The claim the books were pirated is not proven, or relevant. I’m tired of this argument. It’s ridiculous and makes those making it look stupid and greedy.

You’d be right, but don’t count on things changing any time soon.

Content creators are so attached to the idea of copyright law solving every one of their perceived problems, they’re completely incapable of pursuing any other avenue or alternative.

They lived by the sword and they are going to die by it from willingly diving headfirst after it.

Larry McClellan (profile) says:

Not losing, giving up control

Yes!!
As a vanity-published author, I couldn’t agree more strongly.
I said much the same thing, with more words, in filling out the Copyright Office’s
Comments on Artificial Intelligence and Copyright
[Docket No. 2023-6]
forms.
I feel that a lot of this hoopfuraw is people trying to double-dip, just like the telcos and other big businesses. I disapprove of the practice no matter who is doing it.

Joe Not Yet says:

CC vs. Copyright

I’m fine with public-interest organizations feeding whatever material they like into AI, provided that AI will be used for the public welfare, probably by the public at low or no cost, like a library.

However, if someone takes my book and puts it into an AI model for their own private profit, that’s like selling my book in a for-profit bookstore and not giving me a cut.

What the AI will be used for is the key thing to assess. A non-profit public AI organization should have few or no restrictions, like a public library. A for-profit private AI should have to pay creators fairly for the reuse.
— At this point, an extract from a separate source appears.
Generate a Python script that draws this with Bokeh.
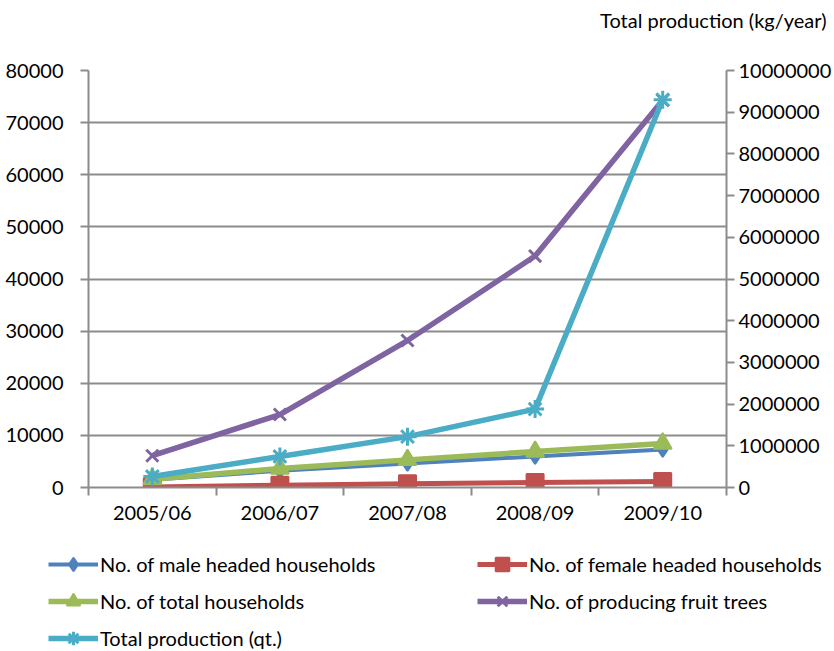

I shouldn’t have to watch my work be repurposed for someone else’s profit without my consent (which presumably you will have to buy/hire from me).

Anonymous Coward says:

Re: Re:

Content creators do seem to forget that bit whenever they set out on arguments like this. They buy into the idea that everything they do should be nickel and dimed like it is for modern social media influencers, and to be fair – that motivation is understandable.

The problem comes when they actually have a sit down and think about how such a scheme might be implemented, or what it means from the consumer’s perspective, or what sorts of legal activity might be adversely affected.

Nihl L'Amas says:

I think there’s plenty of room to establish legal standards maintaining existing human rights and rejecting any concept of LLMs having inspiration- or opinion-based rights.

Proposed, but open to argument: Automated systems should be legally classified as acts of copying, regardless of how much they simulate human learning or interpretation, and limited to activities where direct and cited reproduction is justified by fair use.

Automode says:

Digital vs Analog

Put data on the internet and anyone (thing) can take it and do whatever they (it) want. Put data in a paperback book (analog) and AI will have no access to it. Someone buys that book. When they’re done with the book they give it away to someone else to read – for free. That person takes the book and scans it to the internet, regardless of legal ramifications. Now analog has become digital. AI takes the author’s work – for free. The point is, why does it matter if AI uses any data in any way? I mean, all data really is are 1s and 0s. That is the dichotomy of digital. Or, should I say commodity? It used to be a book. Now it’s just data. AI is simply an effort to use all that data faster, better, for all humanity, and probably for profit. Analog is just a leftover way of thinking these days.